EveryDNS's web site was shut down on August 31, 2011 and all EveryDNS services were retired on September 9, 2011. Existing users were offered the opportunity to migrate over to equivalent services at Dyn Inc. starting 90 days prior to August 31, 2011.

== Services ==
EveryDNS offered services to webmasters who do not maintain their own Domain Name Services or who wished to use EveryDNS as a backup to their existing implementations. EveryDNS also offered dynamic DNS resolution, AXFR service, and domain2web redirection. EveryDNS supported SPF TXT records for donators.

== Backup services ==
Because of the danger of a distributed-denial-of-service attack on a domain name server, many companies outsource their domain name service management to companies such as Akamai. EveryDNS allows webmasters to use their servers for geographically distributed DNS service for free.

== Backend ==
EveryDNS runs on an implementation of Daniel J. Bernstein's TinyDNS. EveryDNS uses MySQL and Perl to manage TinyDNS's hash tables. PHP is used to render the user interface, with information out of the MySQL backend database.

== Wikileaks.org controversy ==
On December 2, 2010, EveryDNS dropped WikiLeaks from its entries, citing DDoS attacks that "threatened the stability of its infrastructure". Everydns.com made the following public statement:

First, let’s be clear, this is a difficult issue to deal with and there are opinions on all sides. Second, EveryDNS.net, the world’s largest free managed DNS provider, is not taking a position on the content hosted on the wikileaks.org or wikileaks.ch website, it is following established policies so as not to put any one EveryDNS.net user’s interests ahead of any others. Lastly, regardless of what people say about the actions of EveryDNS.net, we know this much is true - we believe in our New Hampshire state motto, Live Free or Die.

...
At 10PM EST, on Wednesday December 1, 2010 a 24-hour termination notification email was sent to the email address associated with the wikileaks.org account.
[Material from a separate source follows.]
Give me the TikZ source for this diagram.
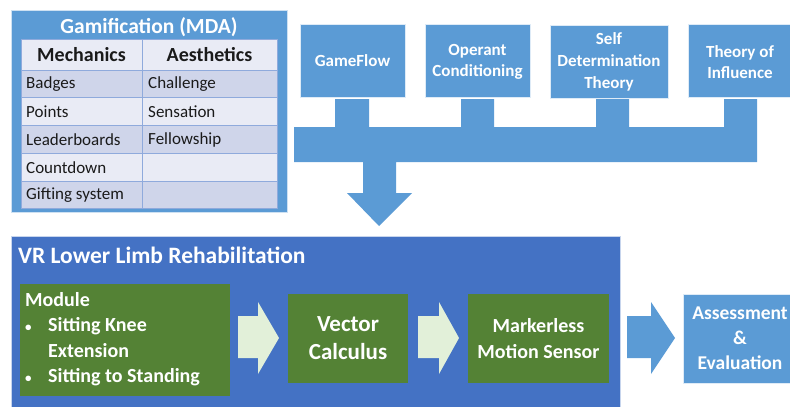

In addition to this email, notices were sent to Wikileaks via Twitter and the chat function available through the wikileaks.org website.

Any downtime of the wikileaks.org website has resulted from its failure to, with plentiful advance notice, use another DNS solution.

Yesterday, pursuant to the EveryDNS.net Acceptable Use Policy the primary DNS hosted domains were disabled. Today, also in accordance with the EveryDNS.net Acceptable Use Policy, the secondary DNS hosted domains, including wikileaks.ch, were disabled.

EveryDNS.net is not taking a position on the content hosted on the wikileaks.org or wikileaks.ch website, it is following established policies. No one EveryDNS.net user has the right to put at risk, yesterday, today or tomorrow, the service that hundreds of thousands of other websites depend on.